Rick_Blaine schrieb:Ja, das sehe ich zum Teil auch so. Es gibt Mordfälle, die man in 3-4 Verhandlungstagen abhaken kann, aber das hier ist sicherlich keiner davon.
Davon geht ja auch keiner aus.
Das was halt mal wieder unangenehm an den Verteidigern aufstößt ist, dass sie jetzt, also wenige Wochen vor dem geplanten Prozesstermin ankommen und sagen, die angesetzten Verhandlungstage würden nicht ausreichen und darum wieder mal einen Riesenzinnober machen (Rozzi war wohl sehr in Rage darüber in der Verhandlung....). Sie hatten die Planung der Verhandlungstage aber schon vor Monaten bekommen und damals keinen Einspruch erhoben und demnach offenbar auch keine Bedenken, dass die angesetzte Zeit reichen würde.
Natürlich hatten sie damals noch keinen Überblick, wie viele Zeugen vorgeladen werden würden, aber doch zumindest von ihrer Seite her eine sehr gute Vorstellung davon, um wie viele Zeugen es in etwas gehen würde. Es hat sich nicht erst in den letzten 2 Wochen ergeben, dass offenbar fast 200 Zeugen auf der Liste stehen würden.

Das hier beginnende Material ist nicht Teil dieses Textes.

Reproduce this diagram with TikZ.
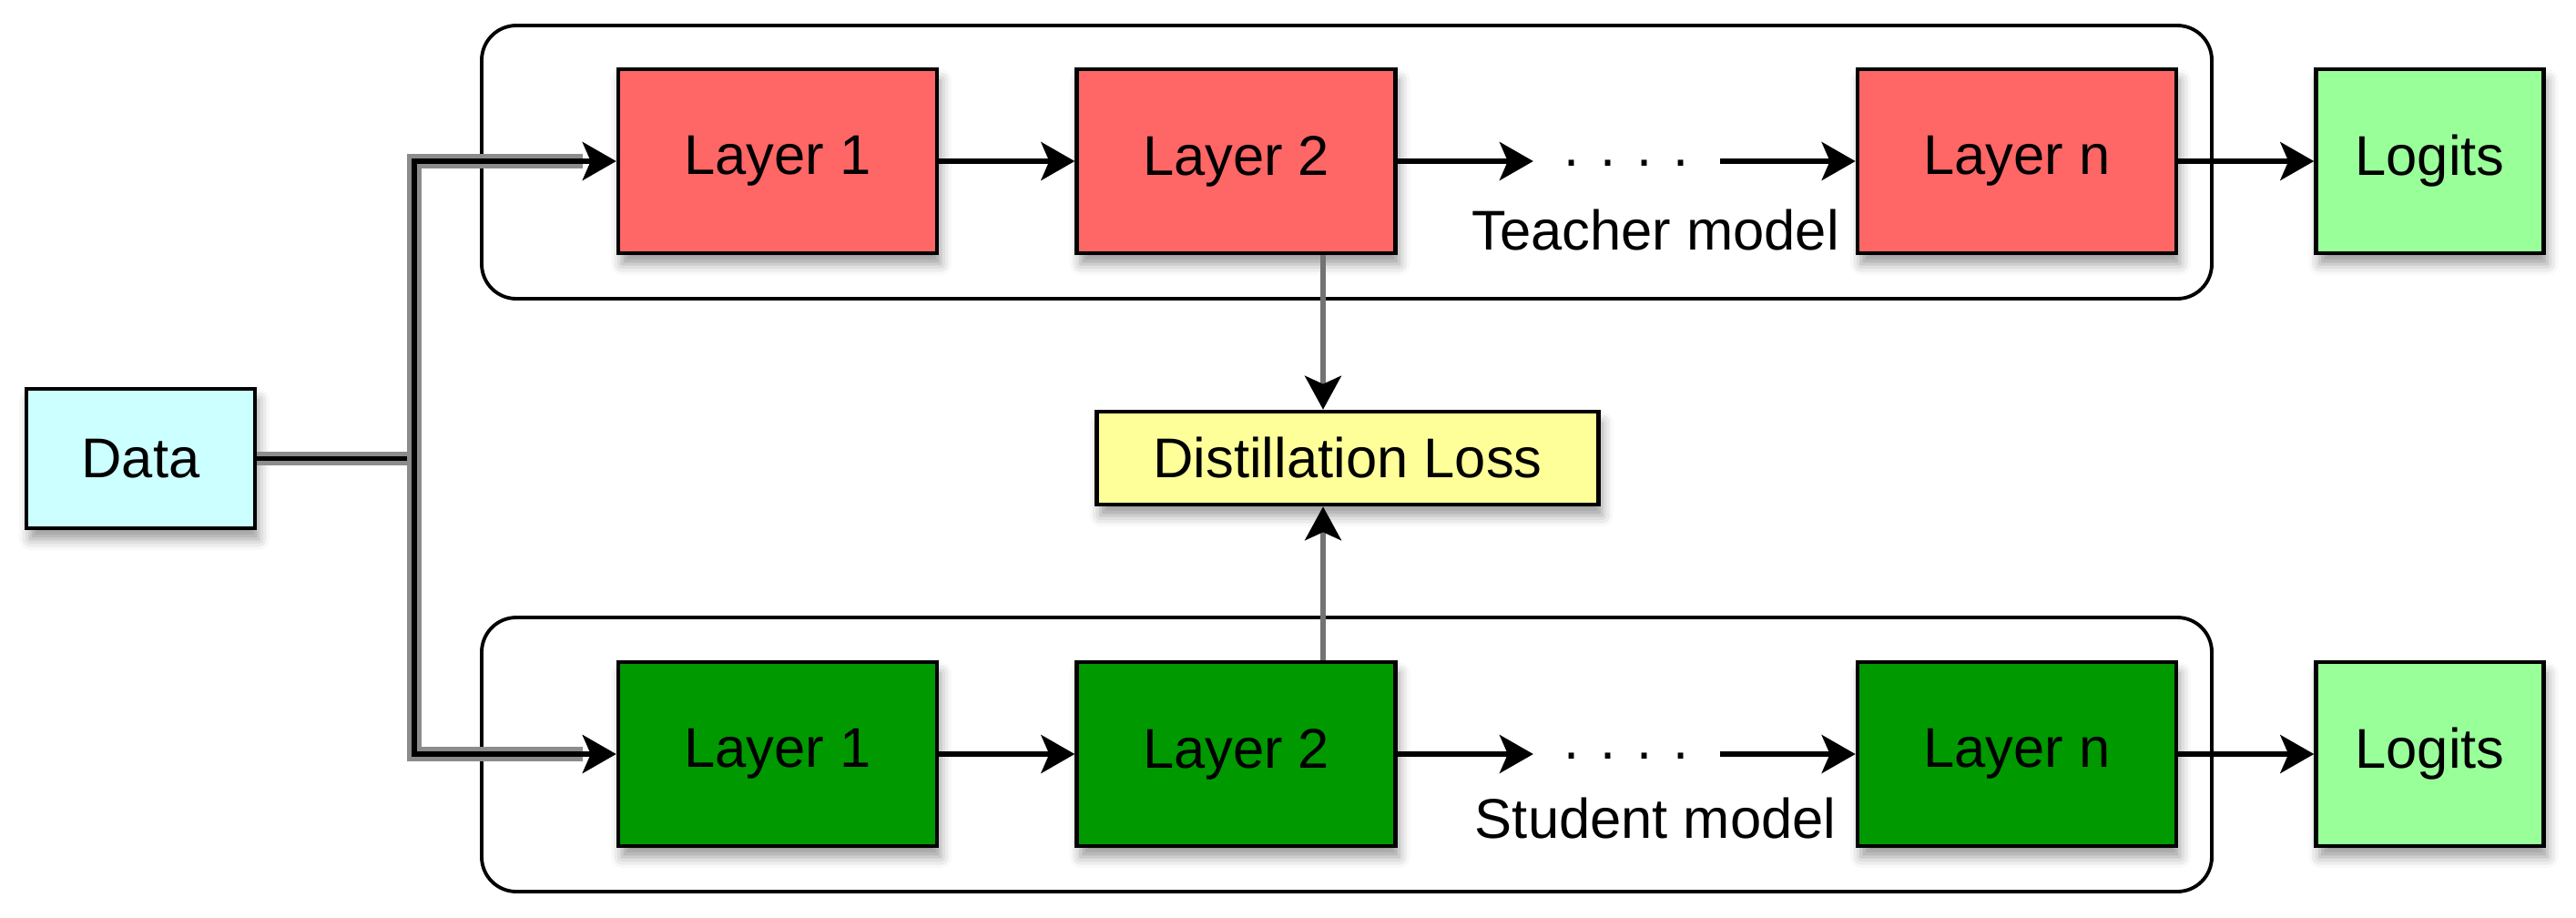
\documentclass[tikz,border=0pt]{standalone}
\usepackage{fontspec}
\setmainfont{Liberation Sans}
\usepackage{xcolor}
\usetikzlibrary{positioning, arrows.meta, shadows.blur}

\definecolor{teachred}{HTML}{FF6666}
\definecolor{studgreen}{HTML}{009900}
\definecolor{logitgreen}{HTML}{99FF99}
\definecolor{datacyan}{HTML}{CCFFFF}
\definecolor{lossyellow}{HTML}{FFFF99}

\newcommand{\lfont}{\fontsize{17.5}{21}\selectfont}
\newcommand{\fourdots}{.\hspace{0.23cm}.\hspace{0.23cm}.\hspace{0.23cm}.}

\begin{document}
\begin{tikzpicture}[
    bx/.style={rectangle, draw, line width=1.3pt, minimum width=3.5cm,
        minimum height=2.02cm, font=\lfont,
        blur shadow={shadow xshift=0.04cm, shadow yshift=-0.12cm,
            shadow blur radius=0.12cm, shadow opacity=40}},
    tl/.style={bx, fill=teachred},
    sl/.style={bx, fill=studgreen},
    lg/.style={bx, fill=logitgreen, minimum width=2.5cm},
    dt/.style={inner xsep=0.33cm, inner ysep=0pt, text height=0.1cm,
        text depth=0pt, font=\lfont},
    lbl/.style={font=\lfont, anchor=base},
    frame/.style={draw, line width=1.1pt, rounded corners=0.38cm},
    ar/.style={-{Stealth[length=0.37cm, width=0.42cm, inset=0.09cm]},
        line width=1.5pt},
    gar/.style={draw=black!55, line width=1.5pt,
        -{Stealth[length=0.37cm, width=0.4cm, inset=0.09cm, black]}},
    bus/.style={line width=1.6pt,
        preaction={draw, -, black!45, line width=4.3pt}},
    busar/.style={ar, line width=1.6pt,
        preaction={draw, -, black!45, line width=4.3pt, shorten >=0.37cm}},
    node distance=1.49cm]
\useasboundingbox (0,0) rectangle (28.29,-10.07);

% model frames
\draw[frame] (5.29,-0.28) rectangle (24.29,-3.28);
\draw[frame] (5.29,-6.78) rectangle (24.29,-9.79);

% teacher
\node[tl] (T1) at (8.54,-1.77) {Layer 1};
\node[tl, right=of T1] (T2) {Layer 2};
\node[dt, right=of T2] (Td) {\fourdots};
\node[tl, right=of Td] (Tn) {Layer n};
\node[lg, right=of Tn] (TL) {Logits};
\node[lbl] (Tm) at ([xshift=0.32cm, yshift=-0.97cm]Td.center) {Teacher model};

% student
\node[sl] (S1) at (8.54,-8.28) {Layer 1};
\node[sl, right=of S1] (S2) {Layer 2};
\node[dt, right=of S2] (Sd) {\fourdots};
\node[sl, right=of Sd] (Sn) {Layer n};
\node[lg, right=of Sn] (SL) {Logits};
\node[lbl] (Sm) at ([xshift=0.32cm, yshift=-0.92cm]Sd.center) {Student model};

\node[bx, fill=datacyan, minimum width=2.51cm, minimum height=1.53cm]
    (D) at (1.545,-5.035) {Data};
\node[bx, fill=lossyellow, minimum width=5.51cm, minimum height=1.02cm]
    (DL) at (14.8,-5.03) {Distillation Loss};

% data bus
\coordinate (J) at (4.55,-5.035);
\draw[bus] (D.east) -- (J);
\draw[busar] (J) |- (T1.west);
\draw[busar] (J) |- (S1.west);

\draw[ar] (T1) -- (T2);
\draw[ar] (T2) -- (Td);
\draw[ar] (Td) -- (Tn);
\draw[ar] (Tn) -- (TL);
\draw[ar] (S1) -- (S2);
\draw[ar] (S2) -- (Sd);
\draw[ar] (Sd) -- (Sn);
\draw[ar] (Sn) -- (SL);

\draw[gar] ([xshift=-0.27cm]DL.north |- T2.south) -- ([xshift=-0.27cm]DL.north);
\draw[gar] ([xshift=-0.27cm]DL.south |- S2.north) -- ([xshift=-0.27cm]DL.south);
\end{tikzpicture}
\end{document}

Ich habe es so verstanden, dass die Prozessordnung es gar nicht zulässt, zum jetzigen Zeitpunkt einfach mal die Terminplanung für den Prozess zu ändern und ihn mal eben doppelt so lang anzusetzen, wie seit Monaten geplant. Und die Vorschlag, die Jury erst mal zu vereidigen und dann höflich zu bitte, ob man sie nicht statt 2 Wochen 4 Wochen auf ihrer Jurorenbank festnageln könnte, finde ich für einen erfahrenen Strafverteidiger, der die Prozessordnung seines Staates doch wohl sehr gut kennen sollte, sehr abenteuerlich.
Da habe ich tatsächlich den Eindruck, dass es den Verteidigern mit diesen Manövern darum geht, formale Prozessfehler zu provozieren, um sich jetzt schon mal ein Ticket für eine Berufung zu sichern. Oder aber darum, die Richterin zum ausrasten zu bringen, damit sie wieder mal ihre Absetzung fordern können.
In meinen Augen ist das wirklich ein unmögliches Benehmen, nicht nur allen Prozessbeteiligten, v.a. den Angehörigen der Opfer gegenüber, sondern ganz besonders auch ihrem Mandanten gegenüber. Wenn dessen psychischer Zustand tatsächlich so schlecht ist, wie die Verteidiger uns glaube machen wollen, dann dürfte dieses ständige Hüh und Hott für ihn sehr fatal sein.